PARIS: Slowing demand growth and rising US crude production will make it more difficult for OPEC+ to continue to prop up prices, the IEA said on Thursday.
The OPEC+ cartel, led by Saudi Arabia and Russia, has been restraining production to maintain prices but the latter have recently slumped due to the weakening of the global economy and increases in output outside the bloc.
“The continued rise in output and slowing demand growth will complicate efforts by key producers to defend their market share and maintain elevated oil prices,” the International Energy Agency said in its monthly report on the oil market.
OPEC blames ‘exaggerated’ demand concerns for oil price drop
The Paris-based IEA, which advises oil-consuming nations, noted that prices had fallen by around $25 per barrel since September highs.
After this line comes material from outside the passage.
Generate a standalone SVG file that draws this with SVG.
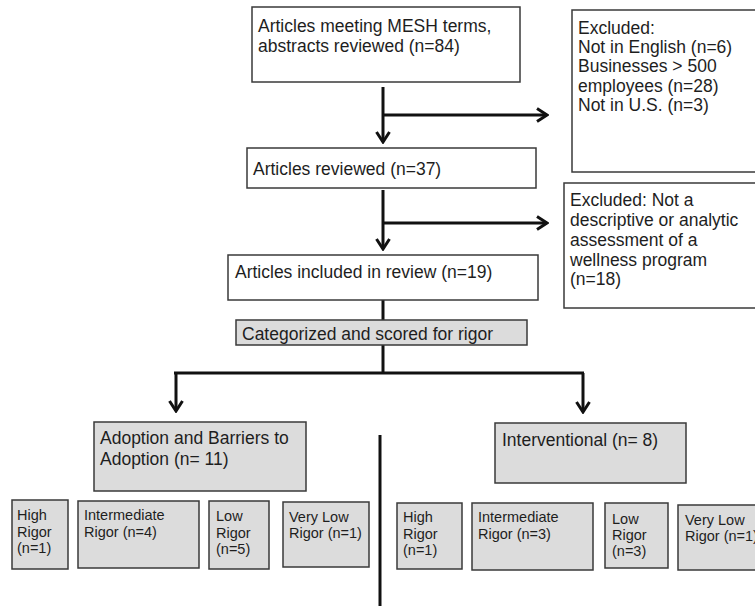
<svg xmlns="http://www.w3.org/2000/svg" width="755" height="609" viewBox="0 0 755 609">
<style>
  .box{fill:#fff;stroke:#3a3a3a;stroke-width:1.5}
  .gbox{fill:#dcdcdc;stroke:#3a3a3a;stroke-width:1.5}
  .t{font-family:"Liberation Sans",Arial,sans-serif;font-size:17.5px;fill:#1e1e1e}
  .s{font-family:"Liberation Sans",Arial,sans-serif;font-size:14.5px;fill:#1e1e1e}
  .ln{stroke:#111;stroke-width:3;fill:none}
</style>
<defs>
  <marker id="ah" markerUnits="userSpaceOnUse" viewBox="0 0 14 16" refX="12" refY="8" markerWidth="14" markerHeight="16" orient="auto">
    <path d="M2,1.5 L12,8 L2,14.5" fill="none" stroke="#111" stroke-width="3" stroke-linejoin="miter"/>
  </marker>
</defs>
<rect width="755" height="609" fill="#fff"/>
<g id="connectors">
  <line class="ln" x1="383" y1="87" x2="383" y2="142" marker-end="url(#ah)"/>
  <line class="ln" x1="383" y1="115" x2="547" y2="115" marker-end="url(#ah)"/>
  <line class="ln" x1="383" y1="190" x2="383" y2="249" marker-end="url(#ah)"/>
  <line class="ln" x1="383" y1="223" x2="547" y2="223" marker-end="url(#ah)"/>
  <line class="ln" x1="383" y1="300" x2="383" y2="320"/>
  <line class="ln" x1="383" y1="345" x2="383" y2="373"/>
  <line class="ln" x1="174" y1="373" x2="584" y2="373"/>
  <line class="ln" x1="176" y1="373" x2="176" y2="411" marker-end="url(#ah)"/>
  <line class="ln" x1="583" y1="373" x2="583" y2="412" marker-end="url(#ah)"/>
  <line class="ln" x1="380" y1="435" x2="380" y2="606"/>
</g>
<g id="n-mesh">
  <rect class="box" x="252" y="7" width="268" height="75"/>
  <text class="t" x="258" y="32">Articles meeting MESH terms,</text>
  <text class="t" x="258" y="52">abstracts reviewed (n=84)</text>
</g>
<g id="n-excl1">
  <rect class="box" x="572" y="10" width="190" height="162"/>
  <text class="t" x="578" y="34">Excluded:</text>
  <text class="t" x="578" y="53">Not in English (n=6)</text>
  <text class="t" x="578" y="72">Businesses &gt; 500</text>
  <text class="t" x="578" y="92">employees (n=28)</text>
  <text class="t" x="578" y="111">Not in U.S. (n=3)</text>
</g>
<g id="n-reviewed">
  <rect class="box" x="247" y="148" width="289" height="40"/>
  <text class="t" x="253" y="175">Articles reviewed (n=37)</text>
</g>
<g id="n-excl2">
  <rect class="box" x="564" y="183" width="198" height="125"/>
  <text class="t" x="570" y="206">Excluded: Not a</text>
  <text class="t" x="570" y="226">descriptive or analytic</text>
  <text class="t" x="570" y="246">assessment of a</text>
  <text class="t" x="570" y="266">wellness program</text>
  <text class="t" x="570" y="285">(n=18)</text>
</g>
<g id="n-included">
  <rect class="box" x="228" y="255" width="310" height="45"/>
  <text class="t" x="235" y="278">Articles included in review (n=19)</text>
</g>
<g id="n-cat">
  <rect class="gbox" x="236" y="320" width="291" height="25"/>
  <text class="t" x="242" y="340">Categorized and scored for rigor</text>
</g>
<g id="n-adoption">
  <rect class="gbox" x="94" y="422" width="212" height="69"/>
  <text class="t" x="100" y="444">Adoption and Barriers to</text>
  <text class="t" x="100" y="465">Adoption (n= 11)</text>
</g>
<g id="n-interv">
  <rect class="gbox" x="495" y="423" width="191" height="60"/>
  <text class="t" x="502" y="446">Interventional (n= 8)</text>
</g>
<g id="n-a-high">
  <rect class="gbox" x="12" y="500" width="56" height="69"/>
  <text class="s" x="17" y="520">High</text>
  <text class="s" x="17" y="537">Rigor</text>
  <text class="s" x="17" y="553">(n=1)</text>
</g>
<g id="n-a-inter">
  <rect class="gbox" x="78" y="501" width="121" height="67"/>
  <text class="s" x="84" y="520">Intermediate</text>
  <text class="s" x="84" y="537">Rigor (n=4)</text>
</g>
<g id="n-a-low">
  <rect class="gbox" x="209" y="501" width="60" height="68"/>
  <text class="s" x="216" y="521">Low</text>
  <text class="s" x="216" y="538">Rigor</text>
  <text class="s" x="216" y="554">(n=5)</text>
</g>
<g id="n-a-vlow">
  <rect class="gbox" x="283" y="502" width="86" height="65"/>
  <text class="s" x="289" y="522">Very Low</text>
  <text class="s" x="289" y="538">Rigor (n=1)</text>
</g>
<g id="n-i-high">
  <rect class="gbox" x="397" y="503" width="65" height="66"/>
  <text class="s" x="403" y="522">High</text>
  <text class="s" x="403" y="539">Rigor</text>
  <text class="s" x="403" y="555">(n=1)</text>
</g>
<g id="n-i-inter">
  <rect class="gbox" x="472" y="503" width="121" height="67"/>
  <text class="s" x="478" y="522">Intermediate</text>
  <text class="s" x="478" y="539">Rigor (n=3)</text>
</g>
<g id="n-i-low">
  <rect class="gbox" x="605" y="503" width="63" height="65"/>
  <text class="s" x="612" y="524">Low</text>
  <text class="s" x="612" y="540">Rigor</text>
  <text class="s" x="612" y="556">(n=3)</text>
</g>
<g id="n-i-vlow">
  <rect class="gbox" x="678" y="505" width="90" height="65"/>
  <text class="s" x="685" y="525">Very Low</text>
  <text class="s" x="685" y="541">Rigor (n=1)</text>
</g>
</svg>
It pointed to US output defying expectations that it would fall but instead rising above 20 million barrels per day (mbd), record Brazilian and Guyanese production, and an increase in exports by OPEC-member Iran.
The OPEC+ group’s share of the oil market will slide to 51 percent this year — the lowest since the bloc’s creation in 2016, the IEA added.
Meanwhile, “evidence of a slowdown in oil demand is mounting”, it said.
It said oil demand growth had slowed from an increase of 2.8 mbd year-on-year in the third quarter to 1.9 mbd in the fourth quarter. The fourth quarter forecast was revised down by 0.4 mbd from its previous estimate.
For 2023 overall, oil demand growth is set to come in at 2.3 mbd.
“The slowdown is set to continue in 2024, with global gains halving to 1.1 mbd, as GDP growth stays below trend in major economies,” said the IEA. Efficiency improvements and a booming electric vehicle fleet have also been lowering oil demand, it added.
“The increasingly apparent loss of oil demand growth momentum reflects the deterioration in the macroeconomic climate — in the wake of higher interest rates as well as the fading rebound from Covid-induced lows,” it said.